From July 12-25, Morales paid an official visit to Poland and Belarus to inspect the situation of refugees at the border.

The statement added that the Polish “parliament adopted a special law granting Ukrainian citizens and their spouses equal access to the Polish labour market, health care, right to education and other social benefits. Third country nationals are protected in line with goals set out in the EU Temporary Protection Directive.”

He said that while the migrants were subject to de facto detention at the already closed Temporary Logistical Center in Belarus, the migrant children and those with their families, and pregnant women remain detained in closed immigration facilities in Poland.

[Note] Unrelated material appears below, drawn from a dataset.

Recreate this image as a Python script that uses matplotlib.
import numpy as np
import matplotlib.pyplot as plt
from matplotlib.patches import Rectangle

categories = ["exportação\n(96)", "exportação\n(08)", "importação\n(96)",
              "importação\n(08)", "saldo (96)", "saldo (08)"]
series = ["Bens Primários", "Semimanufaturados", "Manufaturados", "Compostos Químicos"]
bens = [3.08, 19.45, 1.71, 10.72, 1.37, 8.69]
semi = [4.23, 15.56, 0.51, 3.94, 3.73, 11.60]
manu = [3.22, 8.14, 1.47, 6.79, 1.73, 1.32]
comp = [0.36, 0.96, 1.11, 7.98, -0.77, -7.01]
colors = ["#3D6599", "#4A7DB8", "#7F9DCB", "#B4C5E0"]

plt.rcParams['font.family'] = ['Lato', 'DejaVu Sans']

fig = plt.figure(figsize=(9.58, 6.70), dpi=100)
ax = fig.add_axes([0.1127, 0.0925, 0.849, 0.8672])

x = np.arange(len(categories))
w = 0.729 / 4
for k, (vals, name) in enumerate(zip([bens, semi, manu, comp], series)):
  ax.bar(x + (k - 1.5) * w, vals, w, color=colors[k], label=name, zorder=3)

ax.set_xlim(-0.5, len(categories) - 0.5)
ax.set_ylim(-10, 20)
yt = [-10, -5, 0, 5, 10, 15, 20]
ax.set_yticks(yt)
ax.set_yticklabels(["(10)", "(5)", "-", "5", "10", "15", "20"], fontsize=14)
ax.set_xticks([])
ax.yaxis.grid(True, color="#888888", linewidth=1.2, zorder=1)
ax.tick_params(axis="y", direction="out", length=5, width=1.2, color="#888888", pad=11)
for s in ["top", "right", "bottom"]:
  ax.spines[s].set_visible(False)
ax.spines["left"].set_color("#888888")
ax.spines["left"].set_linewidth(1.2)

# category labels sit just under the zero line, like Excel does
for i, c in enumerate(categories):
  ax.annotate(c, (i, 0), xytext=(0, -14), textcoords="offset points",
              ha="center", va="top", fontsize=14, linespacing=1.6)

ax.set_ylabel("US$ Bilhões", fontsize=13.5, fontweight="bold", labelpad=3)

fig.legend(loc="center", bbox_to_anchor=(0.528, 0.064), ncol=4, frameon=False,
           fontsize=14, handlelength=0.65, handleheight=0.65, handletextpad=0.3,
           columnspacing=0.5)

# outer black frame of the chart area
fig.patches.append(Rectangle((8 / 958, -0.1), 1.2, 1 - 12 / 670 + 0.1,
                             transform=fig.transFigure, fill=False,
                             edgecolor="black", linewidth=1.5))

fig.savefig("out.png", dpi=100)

“Children and other vulnerable individuals should not be locked up merely due to their migration status. Alternative reception and care options exist in Poland,” Morales said. “I urge relevant authorities to immediately release unaccompanied children, children with their families, pregnant women and individuals with mental conditions into open facilities.”

Russia’s war on Ukraine has drawn international condemnation, led to financial sanctions on Moscow, and spurred an exodus of global firms from Russia.

At least 5,237 civilians have been killed and 7,035 injured in Ukraine since the beginning of the war on Feb. 24, according to the UN. Some 10 million people have also fled to neighboring countries.